In keeping with the conference’s name change, the program emphasized the vast potential and benefits of nature-based carbon removal solutions, which need to scale in tandem with technologies like direct air capture. Such a holistic approach to carbon removal is bound to generate the most benefit for the climate and communities while balancing the risk-reward profile of buyers’ portfolios.

Hundreds of guests attended the fifth edition of Climeworks annual flagship event in Zurich.
Co-CEO Christoph Gebald took the stage with Mary Yap (Lithos Carbon) and Diego Saez Gil (Pachama) for a panel discussion on bringing nature and tech together.
This year, the Carbon Removal Summit took place at The Circle Convention Center.
Kaya Axelsson reviewed the Oxford Principles for net-zero aligned carbon offsetting.

The next wave of demand

Speakers highlighted that corporate buyers will continue to lead the “next wave” of demand for carbon removal before sizable public procurement becomes possible. To incentivize this demand, monitoring, reporting, and verification remains a top priority, in addition to cost reductions and continued policy support.

The development of the EU’s Carbon Removal Certification Framework, as well as the introduction of the Inflation Reduction Act and the DAC Hubs program in the U.S. were noted as early success stories throughout keynotes and panel discussions.

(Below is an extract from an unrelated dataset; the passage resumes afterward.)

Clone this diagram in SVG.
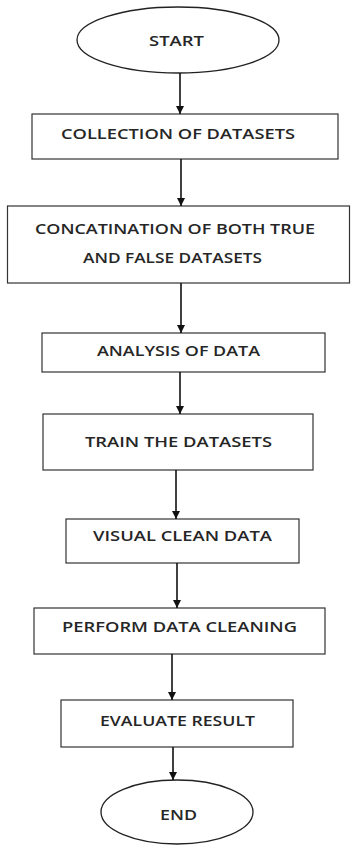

A breakthrough in innovation

As a main highlight of the conference, Climeworks introduced its Generation 3 direct air capture technology. It is set to be first deployed in the U.S. in 2026 as part of the megaton DAC Hub Project Cypress in Louisiana and will lower Climeworks’ capture cost to USD 250-300 and total carbon removal production cost to USD 400-600 per ton by 2030. Now, investors, corporate buyers, policy makers and suppliers need to pull in the same direction to help make this a reality.

Together with co-CEO Jan Wurzbacher, Climeworks' engineers introduced the Generation 3 technology with a model of the new cube design.
Oliver Geden (SWP) in conversation with Maria Leis (Breakthrough Energy).
Sebastian Kaczynski from SAP Switzerland gave an overview of how carbon can be treated like currency.
Riddhima Yadav (Brookfield Asset Management) shared her insights about scaling capital-intensive climate technologies like direct air capture.